Arrêtons ici un peu pour élucider le rapport de l’UEH au
« complexe de la chauve-souris (CCS[12]) ».
Soulignons que l’expression ’’complexe de la chauve-souris’’ est de Pierre
Délima (2016). Il s’agit d’une nouvelle grille de lecture se situant entre la
sociologie et la psychanalyse, laquelle est utilisée par l’auteur pour parler
du « blocage » ou de
l’impasse dans lequel se trouve la société haïtienne. «De manière imagée et
imaginée, le CCS consiste à nager pour ne pas s’en sortir » (Délima,
2006 : 48). Autrement dit, le « complexe de la chauve-souris est
ainsi défini : « Se créer de nouvelles difficultés pour garder la tête sous l’eau chaque fois qu’une porte
de sortie s’ouvre[13] ».
À notre humble avis, l’Université d’État d’Haïti[14] (UEH),
en tant que sous-système du système global qu’est la société haïtienne, elle
aussi, n’est pas exempte du « Complexe
de la Chauve-souris » dans la mesure où elle fait face à une
multiplicité de crises depuis sa fondation, lesquelles l’empêchent de répondre
efficacement à ses missions[15].
Aussi, après son processus de « macoutisation », rien n’a été fait en
termes de changement (s) pratique (s). Elle n’a pas non plus su profiter de la
période de l’entre-deux-guerres ni celle de 1945 à 1990 – considérée comme la
plus féconde dans l’historiographie mondiale de l’enseignement supérieur
(1993 : 3). L’UEH
est donc le bastion de crises permanentes.

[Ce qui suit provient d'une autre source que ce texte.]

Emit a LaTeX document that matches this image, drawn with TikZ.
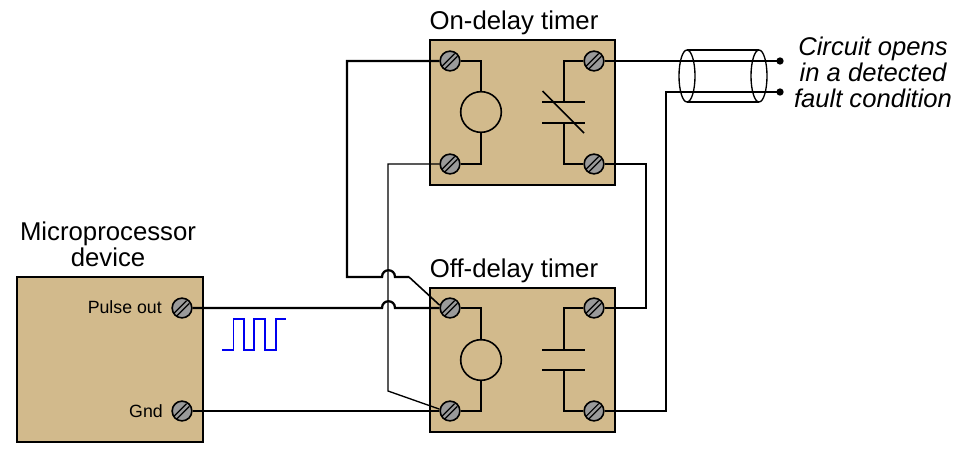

On dit souvent que « Vouloir sortir d’un trou, c’est cesser de le creuser »
Délima (2016 : 44). À l’UEH, c’est tout le contraire. Les trous sont si profonde
qu’il devient difficile, voire impossible de s’en sortir. Aussi, le désordre,
l’autoritarisme, l’absence de respect mutuel, l’ « incendiarisme[16] »,
sont entre autres des éléments qui sautent le plus aux yeux. Le mot d’ordre,
comme il est sus-mentionné: « Ôte-toi
que je m’y mette ». Aucun effort, sinon de manière théorique, n’a été
fait afin que l’UEH puisse répondre effectivement aux problèmes auxquels fait
face le pays – un pays sauvagement dévasté par le tremblement de terre du 12
janvier 2010. L’UEH[17]
aurait dû saisir cet événement afin de repenser son programme, donc, son mode
de fonctionnement, etc. Pourtant, elle continue à marcher de fatalité en
fatalité. Voilà, très brièvement, ce qui nous amène à ouvrir le cadre d’analyse
de Délima (2016) en établissant le rapport entre l’UEH et la chauve-souris en
situation de nage dont parle l’auteur.
Selon l’auteur:
"La chauve-souris en tant qu’animal, est fixé par des dispositions
naturelles qui lui donnent la possibilité, toutes les fois qu’elle se trouve
dans un milieu aquatique, qui n’est d’ailleurs pas son milieu naturel, de
nager, de se débrouiller et de se débattre dans l’eau jusqu’au bout de souffle.
Elle laisserait l’impression de tirer un fou plaisir de la nage. Par contre, il
n’en n’est point question car, elle est condamnée à nager jusqu’à la mort, donc
sans pouvoir ni devoir s’en sortir (Délima, 2016 : 42)."
La permanence des crises à l’UEH confirme bien cette
observation. Fondée en 1944, celle-ci reste jusqu’à aujourd’hui à l’État
embryonnaire et ne fait preuve d’aucune attirance pour les étrangers. Sa
dynamique de fonctionnement laisse entrevoir qu’il s’agit d’une Université qui
a été conçue exclusivement pour les haïtiens.
Soulignons, toutefois que Délima (2016) n’est pas
pessimiste quant à l’avenir de la société haïtienne. Après avoir mis à nu les
problèmes qui trainent en longueur au sein de ladite société, l’auteur nous
invite à faire un dépassement. Ainsi, a-t-il fait remarquer que « L’essai, La société haïtienne et le complexe de la chauve-souris, ne
constitue pas un traité du « désespoir », mais ramasse certaines
traces des faits qui alimentent le désespoir et sollicite une rupture »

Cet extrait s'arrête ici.